Monday, Oct. 25, 1971

Hope Against Hope

THE PROFESSOR'S DAUGHTER by Piers Paul Read. 276 pages. Lippincott. $6.95.

Piers Paul Read is a young English novelist with a specialty: exposing false innocents. He writes cool little horror stories about decent, well-intentioned people who suddenly find themselves up to their lily-white necks in evil. Good but tragically unaware Germans before World War II (The Junkers), for instance. Or the rich English boy (Monk Dawsori) who sets out to be a saint, rather as if he were joining a club. Almost sinisterly quiet in tone, Read is a sad, skilled connoisseur of the moral blindness that occurs when self-righteousness and self-interest try to be one.

If the late J.P. Marquand had been crossed with Graham Greene, The Professor's Daughter might well have been the literary result. Here Read has zeroed in on another moral elitist, American style. Henry Rutledge is a double aristocrat--a professor at Harvard and the scion of an old Yankee family. The sort of New Deal liberal who receives $3,500,000 from his parents as a little wedding gift, Henry has been an effortless and graceful overachiever. All that can be obtained by caste, money, good looks, charm and intelligence belongs to him. His home is decorated with originals by Renoir, Rothko and Braque, as well as by a wife who is very nearly as elitist as himself. He stars at academic conferences and commutes to Washington to advise an old friend and fellow millionaire, Bill Laughlin, about his ascending political career.

Rutledge has produced the obligatory respected books--The German Tradition in American Political Thought --and the obligatory handsome children. But with his daughters, the unflawed pattern begins to crack. Though Louisa, the older girl, is as in love with her father as he is with her--a near case of incest--she senses the dry rot behind his probity. Touring Africa, she sees Third World poverty and asks her father to put his money where his mouth is. The radicalizing of his teen-ager catches Henry faking. He begs the question. Like a deceptively mild inquisitor, Author Read keeps turning the screws. Louisa moves on to the Free-Speech Berkeley of the mid-'60s and comes home after being liberated, married and divorced, all by 19. When she begins picking up bartenders on Boston Common and joins a revolutionary cell made up of his own students, Henry can no longer duck his daughter or himself.

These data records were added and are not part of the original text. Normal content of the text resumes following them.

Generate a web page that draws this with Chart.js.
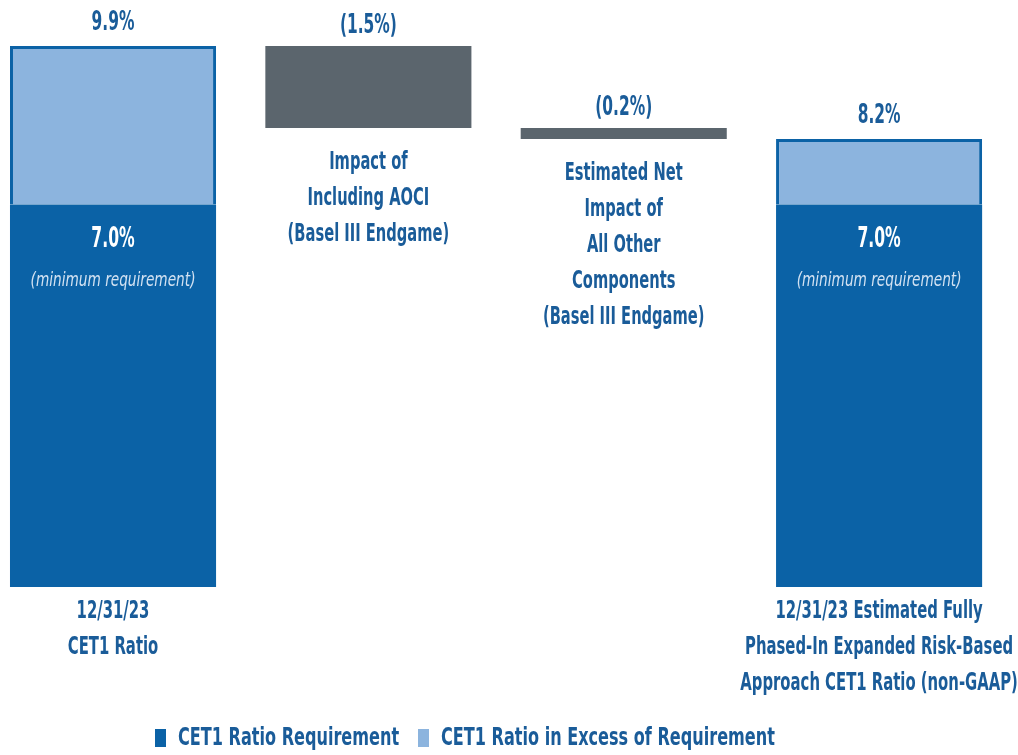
<!DOCTYPE html>
<html>
<head>
<meta charset="utf-8">
<script src="https://cdn.jsdelivr.net/npm/chart.js@4"></script>
<style>
  html, body { margin: 0; padding: 0; background: #fff; }
  #wrap { width: 1018px; height: 755px; position: relative; }
</style>
</head>
<body>
<div id="wrap"><canvas id="chart" width="1018" height="755"></canvas></div>
<script>
// Chart data
const categories = [
  ['12/31/23', 'CET1 Ratio'],
  ['Impact of', 'Including AOCI', '(Basel III Endgame)'],
  ['Estimated Net', 'Impact of', 'All Other', 'Components', '(Basel III Endgame)'],
  ['12/31/23 Estimated Fully', 'Phased-In Expanded Risk-Based', 'Approach CET1 Ratio (non-GAAP)']
];
const requirement = [7.0, null, null, 7.0];
const totals = [9.9, null, null, 8.2];
const changes = [null, -1.5, -0.2, null];
const seriesNames = ['CET1 Ratio Requirement', 'CET1 Ratio in Excess of Requirement'];

const BLUE = '#0b62a6';
const LIGHT = '#8cb4de';
const GRAY = '#5b656d';
const TEXT = '#1a5c99';
const FONT = '"DejaVu Sans Condensed", "DejaVu Sans", sans-serif';

// build floating bars (waterfall)
const reqBars = [], excessBars = [], changeBars = [];
let running = 0;
categories.forEach((c, i) => {
  if (totals[i] != null) {
    reqBars.push({ x: i, y: [0, requirement[i]] });
    excessBars.push({ x: i, y: [requirement[i], totals[i]] });
    running = totals[i];
  } else {
    const end = +(running + changes[i]).toFixed(2);
    changeBars.push({ x: i, y: [end, running] });
    running = end;
  }
});

const fmt = v => v < 0 ? '(' + Math.abs(v).toFixed(1) + '%)' : v.toFixed(1) + '%';

// condensed text: squeeze horizontally around the anchor point
function squeezed(ctx, text, x, y, sx) {
  ctx.save();
  ctx.translate(x, y);
  ctx.scale(sx, 1);
  ctx.fillText(text, 0, 0);
  ctx.restore();
}

const labelPlugin = {
  id: 'labels',
  afterDatasetsDraw(chart) {
    const { ctx, scales: { x, y } } = chart;
    ctx.save();
    ctx.textAlign = 'center';
    ctx.textBaseline = 'middle';
    let run = 0;
    categories.forEach((lines, i) => {
      const cx = x.getPixelForValue(i);
      let top, bottom;
      if (totals[i] != null) {
        run = totals[i];
        top = y.getPixelForValue(totals[i]);
        bottom = y.getPixelForValue(0);
        ctx.fillStyle = TEXT;
        ctx.font = 'bold 26px ' + FONT;
        squeezed(ctx, fmt(totals[i]), cx, top - 23, 0.66);
        const reqTop = y.getPixelForValue(requirement[i]);
        ctx.fillStyle = '#ffffff';
        ctx.font = 'bold 28px ' + FONT;
        squeezed(ctx, fmt(requirement[i]), cx, reqTop + 35, 0.62);
        ctx.fillStyle = '#d3e2f2';
        ctx.font = 'italic 20px ' + FONT;
        squeezed(ctx, '(minimum requirement)', cx, reqTop + 76, 0.76);
        ctx.fillStyle = TEXT;
        ctx.font = 'bold 25px ' + FONT;
        lines.forEach((t, k) => squeezed(ctx, t, cx, bottom + 24 + k * 36, 0.66));
      } else {
        top = y.getPixelForValue(run);
        run = run + changes[i];
        bottom = y.getPixelForValue(run);
        ctx.fillStyle = TEXT;
        ctx.font = 'bold 26px ' + FONT;
        squeezed(ctx, fmt(changes[i]), cx, top - 20, 0.66);
        ctx.font = 'bold 24px ' + FONT;
        lines.forEach((t, k) => squeezed(ctx, t, cx, bottom + 35 + k * 36, 0.68));
      }
    });
    // legend
    const items = [
      { text: seriesNames[0], color: BLUE, x: 155 },
      { text: seriesNames[1], color: LIGHT, x: 418 }
    ];
    ctx.textAlign = 'left';
    ctx.font = 'bold 24px ' + FONT;
    items.forEach(it => {
      ctx.fillStyle = it.color;
      ctx.fillRect(it.x, 729, 11, 18);
      ctx.fillStyle = TEXT;
      squeezed(ctx, it.text, it.x + 23, 739, 0.745);
    });
    ctx.restore();
  }
};

new Chart(document.getElementById('chart').getContext('2d'), {
  type: 'bar',
  data: {
    datasets: [
      { label: seriesNames[0], data: reqBars, backgroundColor: BLUE, borderColor: BLUE, borderWidth: 0 },
      { label: seriesNames[1], data: excessBars, backgroundColor: LIGHT, borderColor: BLUE, borderWidth: { top: 3, left: 3, right: 3, bottom: 0 }, borderSkipped: 'bottom' },
      { label: 'Change', data: changeBars, backgroundColor: GRAY, borderWidth: 0 }
    ]
  },
  options: {
    responsive: false,
    animation: false,
    layout: { padding: { top: 46, bottom: 168, left: 0, right: 0 } },
    datasets: { bar: { grouped: false, barPercentage: 1, categoryPercentage: 0.807 } },
    scales: {
      x: {
        type: 'linear', display: false, offset: false, min: -0.4426, max: 3.544,
        afterBuildTicks: axis => { axis.ticks = categories.map((c, i) => ({ value: i })); }
      },
      y: { display: false, min: 0, max: 9.9 }
    },
    plugins: { legend: { display: false }, tooltip: { enabled: false } }
  },
  plugins: [labelPlugin]
});
</script>
</body>
</html>
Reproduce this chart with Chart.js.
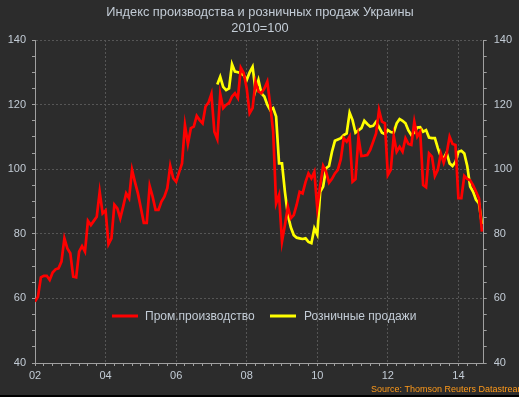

Once he has forced Henry's confrontation with conscience, however. Read is rather at a loss. Are the young revolutionaries worth his or Henry's burgeoning sympathies? Read never quite makes things clear. Clouding his own novelist's dilemmas with heavy melodrama, he kills off Henry with a bullet from the movement. Henry dies as ambivalently as he lived. Read has not so much shaped a resolution as confessed that he dare not imagine one. He seems paralyzed by suppressed hope the way other authors get paralyzed by suppressed despair.